Host frames make coroutines unportable

And then there’s the implementation problem. Unless your JavaScript engine doesn’t use a stack (and they all do), coroutines would have to be able to save a stack on the heap and restore it back on the stack later. But what if JavaScript code calls into code implemented in the host language (usually C++)? Some engines implement functions like Array.prototype.forEach in C++. How would they handle code like this?

1
2
3
4
5
6
7
Fiber.run(function() {
    array.forEach(function(x) {
        console.log('wait: ' + x);
        sleep(1000);
        console.log('ok: ' + x);
    });
});

Other languages with coroutines take different approaches. Lua allows implementations to throw an error if user code tries to suspend host activations. This would simply be unportable, since different engines would implement different standard libraries in C++.

The Scheme community tends to demand a lot from their continuations, so they expect functions like for-each and map to be suspended. This could mean either forcing all the standard libraries to be self-hosted, or using more complicated implementation strategies than traditional stacks.

Simply put: browser vendors are not going to do this. Modern JS engines are extraordinary feats of engineering, and rearchitecting their entire stack mechanism is just not realistic. Then when you consider that these changes could hurt performance of ordinary function calls, well… end of discussion.

Shallow coroutines to the rescue

OK, back to the pyramid of doom. It really does kind of suck. I mean, you could name and lift out your functions, but then you break up the sequential flow even worse, and you get a combinatorial explosion of function arguments for all those upvars.

This is why I’m excited about generators. Generators are a lot like coroutines, with one important difference: they only suspend their own function activation. In ES6, yield isn’t a function that anyone can use, it’s a built-in operator that only a generator function can use. With generators, calling a JS function is as benign as it ever was. You never have to worry that a function call might yield and stop you from doing what you were trying to do.

But it’s still possible to build an API similar to node-fibers. This is the idea of task.js.

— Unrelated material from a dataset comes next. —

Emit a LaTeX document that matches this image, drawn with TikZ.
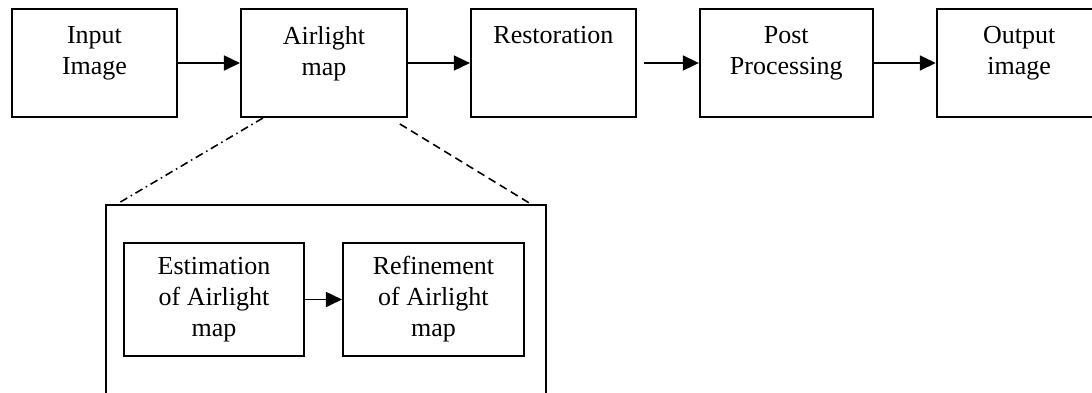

The fibers example looks pretty similar in task.js:

1
2
3
4
5
Task(function() {
    console.log('wait... ' + new Date);
    yield sleep(1000);
    console.log('ok... ' + new Date);
}).run();

The big difference is that the sleep function doesn’t implicitly yield; instead, it returns a promise. The task then explicitly yields the promise back to the task.js scheduler. When the promise is fulfilled, the scheduler wakes the task back up to continue. Hardly any wordier than node-fibers, but with the benefit that you can always tell when and what you’re suspending.

Coroutines no, generators yes

Coroutines are not going to happen in JavaScript. They would break one of the best features of JavaScript: the simplicity of the event loop execution model. And the demands they would place on current engines for portability are simply unrealistic. But generator functions are easy to add to existing engines, they have none of the portability issues of coroutines, and they give you just enough power to write non-blocking I/O in a synchronous style without being “threads lite.”